In Re Cellect, LLC, No. 22-1293 (Fed. Cir. 2023)Annotate this Case
Cellect’s challenged patents are directed to personal digital-assistant devices or phones. Each claims priority from a single application, the 255 patent. The 369 and 626 patents are continuations-in-part of the 255 patent. The 742 patent is a continuation-in-part of the 369 patent; the 621 patent is a continuation-in-part of the 626 patent. The 036 patent is a continuation of the 626 patent. Each of the challenged patents was granted Patent Term Adjustment (PTA) for Patent Office delay during prosecution (pre-AIA 35 U.S.C. 154(b)); each would have expired on the same day but for the grants of PTA. None were subject to a terminal disclaimer during prosecution; the patents have all expired.

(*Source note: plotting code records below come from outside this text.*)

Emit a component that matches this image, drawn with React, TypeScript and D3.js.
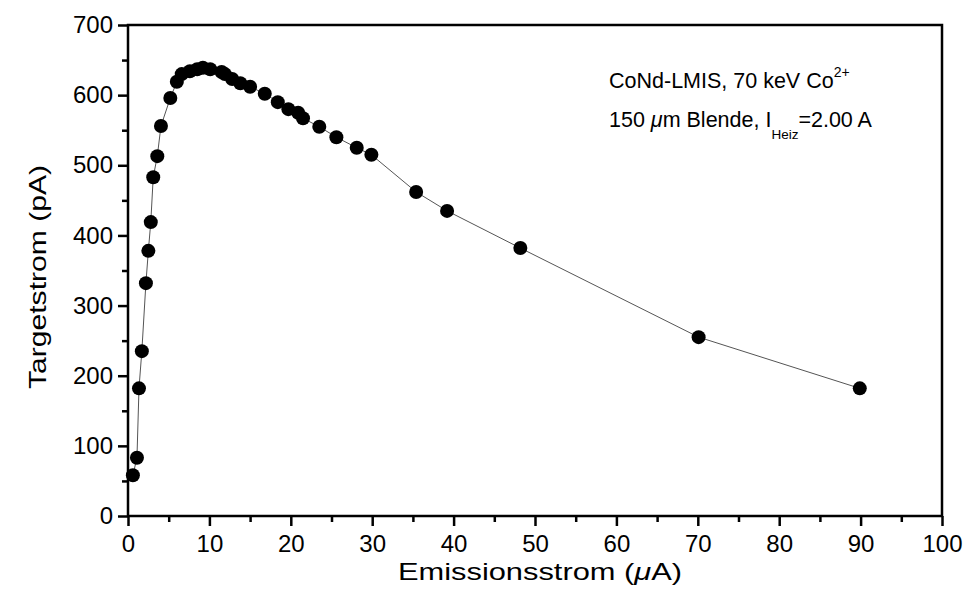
import React, { useEffect, useRef } from 'react';
import * as d3 from 'd3';

// Emissionsstrom (µA) vs Targetstrom (pA)
const emission = [
  0.6, 1.1, 1.35, 1.7, 2.2, 2.5, 2.8, 3.1, 3.6, 4.05, 5.2, 6.0, 6.6, 7.6, 8.5, 9.2,
  10.1, 11.5, 11.9, 12.8, 13.8, 15.0, 16.8, 18.4, 19.7, 20.9, 21.5, 23.5, 25.6,
  28.1, 29.9, 35.4, 39.2, 48.2, 70.1, 89.9,
];
const target = [
  58, 83, 182, 235, 332, 378, 419, 483, 513, 556, 596, 619, 630, 634, 637, 639,
  637, 633, 630, 623, 617, 612, 602, 590, 580, 575, 567, 555, 540,
  525, 515, 462, 435, 382, 255, 182,
];
const xMajor = d3.range(0, 101, 10);
const xMinor = d3.range(5, 100, 10);
const yMajor = d3.range(0, 701, 100);
const yMinor = d3.range(50, 700, 100);

const FONT = '"Liberation Sans", Arial, Helvetica, sans-serif';

export default function App() {
  const svgRef = useRef<SVGSVGElement>(null);
  const width = 966;
  const height = 592;

  useEffect(() => {
    const svg = d3.select(svgRef.current);
    svg.selectAll('*').remove();

    const x = d3.scaleLinear().domain([0, 100]).range([128, 942]);
    const y = d3.scaleLinear().domain([0, 700]).range([516, 25]);

    const points = emission.map((e, i) => ({ e, t: target[i] }));

    // minor ticks
    svg.append('g')
      .attr('transform', `translate(0,${y(0)})`)
      .call(d3.axisBottom(x).tickValues(xMinor).tickSize(6).tickFormat(() => ''))
      .call(g => g.select('.domain').remove())
      .call(g => g.selectAll('line').attr('stroke', '#000').attr('stroke-width', 2.5));
    svg.append('g')
      .attr('transform', `translate(${x(0)},0)`)
      .call(d3.axisLeft(y).tickValues(yMinor).tickSize(6).tickFormat(() => ''))
      .call(g => g.select('.domain').remove())
      .call(g => g.selectAll('line').attr('stroke', '#000').attr('stroke-width', 2.5));

    // major ticks with labels
    svg.append('g')
      .attr('transform', `translate(0,${y(0)})`)
      .call(d3.axisBottom(x).tickValues(xMajor).tickSize(10).tickPadding(9).tickFormat(d3.format('d')))
      .call(g => g.select('.domain').remove())
      .call(g => g.selectAll('line').attr('stroke', '#000').attr('stroke-width', 2.5))
      .call(g => g.selectAll('text')
        .attr('fill', '#000')
        .style('font-family', FONT)
        .style('font-size', '24px'));
    svg.append('g')
      .attr('transform', `translate(${x(0)},0)`)
      .call(d3.axisLeft(y).tickValues(yMajor).tickSize(10).tickPadding(5).tickFormat(d3.format('d')))
      .call(g => g.select('.domain').remove())
      .call(g => g.selectAll('line').attr('stroke', '#000').attr('stroke-width', 2.5))
      .call(g => g.selectAll('text')
        .attr('fill', '#000')
        .style('font-family', FONT)
        .style('font-size', '24px'));

    // frame
    svg.append('rect')
      .attr('x', x(0))
      .attr('y', y(700))
      .attr('width', x(100) - x(0))
      .attr('height', y(0) - y(700))
      .attr('fill', 'none')
      .attr('stroke', '#000')
      .attr('stroke-width', 2.5);

    // connecting line
    const line = d3.line<{ e: number; t: number }>()
      .x(d => x(d.e))
      .y(d => y(d.t));
    svg.append('path')
      .datum(points)
      .attr('d', line)
      .attr('fill', 'none')
      .attr('stroke', '#555')
      .attr('stroke-width', 1);

    // markers
    svg.append('g')
      .selectAll('circle')
      .data(points)
      .enter()
      .append('circle')
      .attr('cx', d => x(d.e))
      .attr('cy', d => y(d.t))
      .attr('r', 7)
      .attr('fill', '#000');

    // axis titles
    svg.append('text')
      .attr('x', 540)
      .attr('y', 580)
      .attr('text-anchor', 'middle')
      .attr('textLength', 284)
      .attr('lengthAdjust', 'spacingAndGlyphs')
      .style('font-family', FONT)
      .style('font-size', '24px')
      .html('Emissionsstrom (<tspan font-style="italic">μ</tspan>A)');

    svg.append('text')
      .attr('transform', 'translate(46,277) rotate(-90)')
      .attr('text-anchor', 'middle')
      .attr('textLength', 224)
      .attr('lengthAdjust', 'spacingAndGlyphs')
      .style('font-family', FONT)
      .style('font-size', '24px')
      .text('Targetstrom (pA)');

    // annotation
    const note = svg.append('g')
      .style('font-family', FONT)
      .style('font-size', '21.5px');
    note.append('text')
      .attr('x', 609)
      .attr('y', 88)
      .html('CoNd-LMIS, 70 keV Co<tspan dy="-11" font-size="14">2+</tspan>');
    note.append('text')
      .attr('x', 609)
      .attr('y', 127)
      .html('150 <tspan font-style="italic">μ</tspan>m Blende, I<tspan dy="12" font-size="13.5">Heiz</tspan><tspan dy="-12">=2.00 A</tspan>');
  }, []);

  return (
    <svg
      ref={svgRef}
      width={width}
      height={height}
      style={{ position: 'absolute', left: 0, top: 0, background: '#fff' }}
    />
  );
}
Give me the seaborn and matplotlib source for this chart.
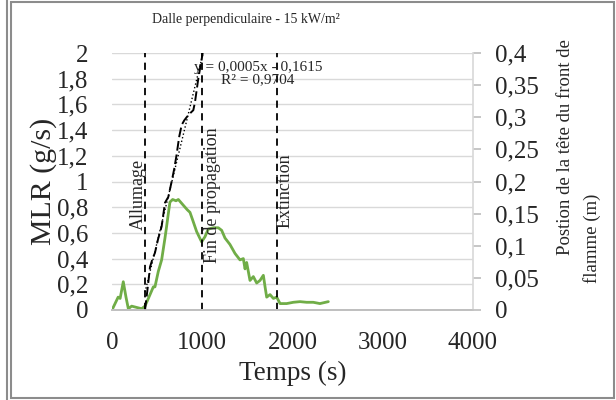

Cellect sued Samsung for infringement. Samsung requested ex parte reexaminations, asserting that the patents were unpatentable based on obviousness-type double patenting (ODP). The examiner determined that the challenged claims were obvious variants of Cellect’s prior-expiring reference patent claims, tracing back to the 036 patent, which did not receive PTA and retained an expiration date 20 years after the filing of the 255 application. The 621 patent claims were unpatentable over the 626 patent claims, which were unpatentable over the 369 patent claims. The 742 patent claims were unpatentable over the 369 claims. The 369 patent claims were unpatentable over the 036 claims, which did not receive PTA. The Board and Federal Circuit affirmed. ODP for a patent that has received PTA, regardless of whether a terminal disclaimer is required or has been filed, must be based on the expiration date of the patent after PTA has been added.